Aspen City Council wants and gets it both ways
The city attorney says that somehow Councilman Skippy Mesirow doesn’t have a conflict of interest even though he works for a short-term rental property management company that will directly financially benefit from his vote to give them more business at the expense of other property owners in Ordinance 27? (“Councilman’s professional work with STRs still doesn’t pose conflict, Aspen city attorney says,” Dec. 9, The Aspen Times)
Just because “he won’t directly financially benefit from an increase in pay?” No holiday bonus for Skippy. It must have been quid pro bono.

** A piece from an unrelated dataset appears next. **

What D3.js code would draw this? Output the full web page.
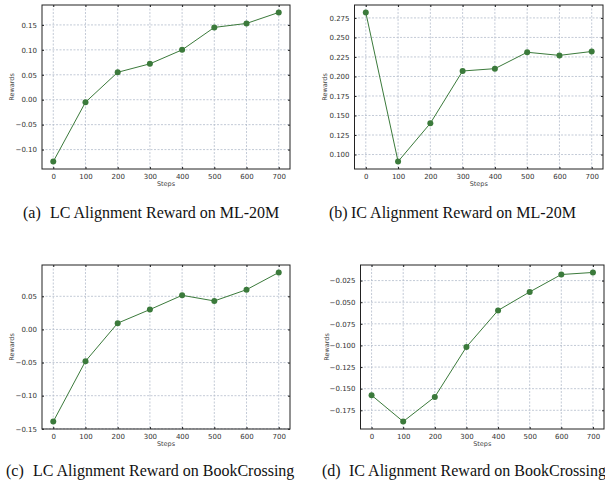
<!DOCTYPE html>
<html><head><meta charset="utf-8">
<script src="https://cdn.jsdelivr.net/npm/d3@7"></script>
<style>body{margin:0;background:#fff}svg{display:block}</style>
</head><body>
<svg id="c" width="605" height="493"></svg>
<script>
const steps = [0, 100, 200, 300, 400, 500, 600, 700];
const lcML = [-0.124, -0.005, 0.055, 0.072, 0.100, 0.145, 0.153, 0.175];
const icML = [0.282, 0.091, 0.140, 0.207, 0.210, 0.231, 0.227, 0.232];
const lcBC = [-0.139, -0.048, 0.0095, 0.030, 0.0515, 0.043, 0.060, 0.086];
const icBC = [-0.1576, -0.188, -0.1595, -0.1017, -0.0595, -0.0381, -0.018, -0.0156];
const xTicks = [0, 100, 200, 300, 400, 500, 600, 700];
const yTicksA = [-0.10, -0.05, 0.00, 0.05, 0.10, 0.15];
const yTicksB = [0.100, 0.125, 0.150, 0.175, 0.200, 0.225, 0.250, 0.275];
const yTicksC = [-0.15, -0.10, -0.05, 0.00, 0.05];
const yTicksD = [-0.175, -0.150, -0.125, -0.100, -0.075, -0.050, -0.025];
const captionLetters = ["(a)", "(b)", "(c)", "(d)"];
const captions = ["LC Alignment Reward on ML-20M", "IC Alignment Reward on ML-20M",
  "LC Alignment Reward on BookCrossing", "IC Alignment Reward on BookCrossing"];

const svg = d3.select("#c");
const green = "#3b7a3b";

const panels = [
  {vals: lcML, ticks: yTicksA, fmt: d3.format(".2f"), box: [42, 5, 290, 169], cap: [23, 50, 218]},
  {vals: icML, ticks: yTicksB, fmt: d3.format(".3f"), box: [354.5, 5, 603, 169], cap: [329, 351, 218]},
  {vals: lcBC, ticks: yTicksC, fmt: d3.format(".2f"), box: [42, 265, 290, 429], cap: [6, 33, 476]},
  {vals: icBC, ticks: yTicksD, fmt: d3.format(".3f"), box: [360.5, 265, 604, 429], cap: [322, 349, 476]}
];

function minus(s){ return s.replace("-", "\u2212"); }

panels.forEach((p, i) => {
  const [x0, y0, x1, y1] = p.box;
  const xr = 700 * 0.05;
  const ymin = d3.min(p.vals), ymax = d3.max(p.vals), ym = (ymax - ymin) * 0.05;
  const x = d3.scaleLinear().domain([-xr, 700 + xr]).range([x0, x1]);
  const y = d3.scaleLinear().domain([ymin - ym, ymax + ym]).range([y1, y0]);
  const g = svg.append("g");

  // grid
  g.selectAll(".gx").data(xTicks).join("line")
    .attr("x1", d => x(d)).attr("x2", d => x(d)).attr("y1", y0).attr("y2", y1)
    .attr("stroke", "#b4bccb").attr("stroke-width", 0.8).attr("stroke-dasharray", "2,1.5");
  g.selectAll(".gy").data(p.ticks).join("line")
    .attr("x1", x0).attr("x2", x1).attr("y1", d => y(d)).attr("y2", d => y(d))
    .attr("stroke", "#b4bccb").attr("stroke-width", 0.8).attr("stroke-dasharray", "2,1.5");

  // axes (inward ticks on all sides)
  const fs = "7px";
  const ax = g.append("g").attr("transform", `translate(0,${y1})`)
    .call(d3.axisBottom(x).tickValues(xTicks).tickSizeInner(-2).tickSizeOuter(0).tickPadding(5));
  const ay = g.append("g").attr("transform", `translate(${x0},0)`)
    .call(d3.axisLeft(y).tickValues(p.ticks).tickFormat(d => minus(p.fmt(d))).tickSizeInner(-2).tickSizeOuter(0).tickPadding(5));
  const at = g.append("g").attr("transform", `translate(0,${y0})`)
    .call(d3.axisTop(x).tickValues(xTicks).tickSizeInner(-2).tickSizeOuter(0).tickFormat(""));
  const ar = g.append("g").attr("transform", `translate(${x1},0)`)
    .call(d3.axisRight(y).tickValues(p.ticks).tickSizeInner(-2).tickSizeOuter(0).tickFormat(""));
  [ax, ay, at, ar].forEach(a => {
    a.select(".domain").remove();
    a.selectAll("line").attr("stroke", "#222").attr("stroke-width", 1);
    a.selectAll("text").attr("font-family", "DejaVu Sans").attr("font-size", fs).attr("fill", "#333");
  });

  // frame
  g.append("rect").attr("x", x0).attr("y", y0).attr("width", x1 - x0).attr("height", y1 - y0)
    .attr("fill", "none").attr("stroke", "#222").attr("stroke-width", 1);

  // labels
  g.append("text").attr("x", (x0 + x1) / 2).attr("y", y1 + 17).attr("text-anchor", "middle")
    .attr("font-family", "DejaVu Sans").attr("font-size", "6.5px").attr("fill", "#444").text("Steps");
  const lx = i % 2 === 0 ? 12 : (i === 1 ? 325 : 327);
  g.append("text").attr("transform", `translate(${lx},${(y0 + y1) / 2}) rotate(-90)`)
    .attr("text-anchor", "middle").attr("dominant-baseline", "middle")
    .attr("font-family", "DejaVu Sans").attr("font-size", "6.5px").attr("fill", "#444").text("Rewards");

  // line + markers
  const data = steps.map((s, k) => [s, p.vals[k]]);
  g.append("path").datum(data)
    .attr("d", d3.line().x(d => x(d[0])).y(d => y(d[1])))
    .attr("fill", "none").attr("stroke", green).attr("stroke-width", 1);
  g.selectAll(".pt").data(data).join("circle")
    .attr("cx", d => x(d[0])).attr("cy", d => y(d[1])).attr("r", 3)
    .attr("fill", green);

  // caption
  g.append("text").attr("x", p.cap[0]).attr("y", p.cap[2])
    .attr("font-family", "Liberation Serif").attr("font-size", "16px").attr("fill", "#111")
    .text(captionLetters[i]);
  g.append("text").attr("x", p.cap[1]).attr("y", p.cap[2])
    .attr("font-family", "Liberation Serif").attr("font-size", "16px").attr("fill", "#111")
    .text(captions[i]);
});
</script>
</body></html>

Sure. As if a councilman who worked for Aspen Skiing Co. could have voted for the Pandora’s expansion, even though it wouldn’t necessarily directly increase their paycheck? Or should we conclude that the council members do work for Skico, since they went against their own staff recommendation in allowing the cutting down of 3,200 trees in mostly National Forest Land right before they initiated a moratorium on development because of a “climate emergency?”
Hey! Know what you can do for the climate emergency? Save those trees that actually pull carbon out of the atmosphere, unlike all the “carbon offsets” that Skico pretends they are saving the Earth with, while their ownership keeps profiting off the production of private jets, nuclear submarines, naval destroyers, ye old F-16s? Right.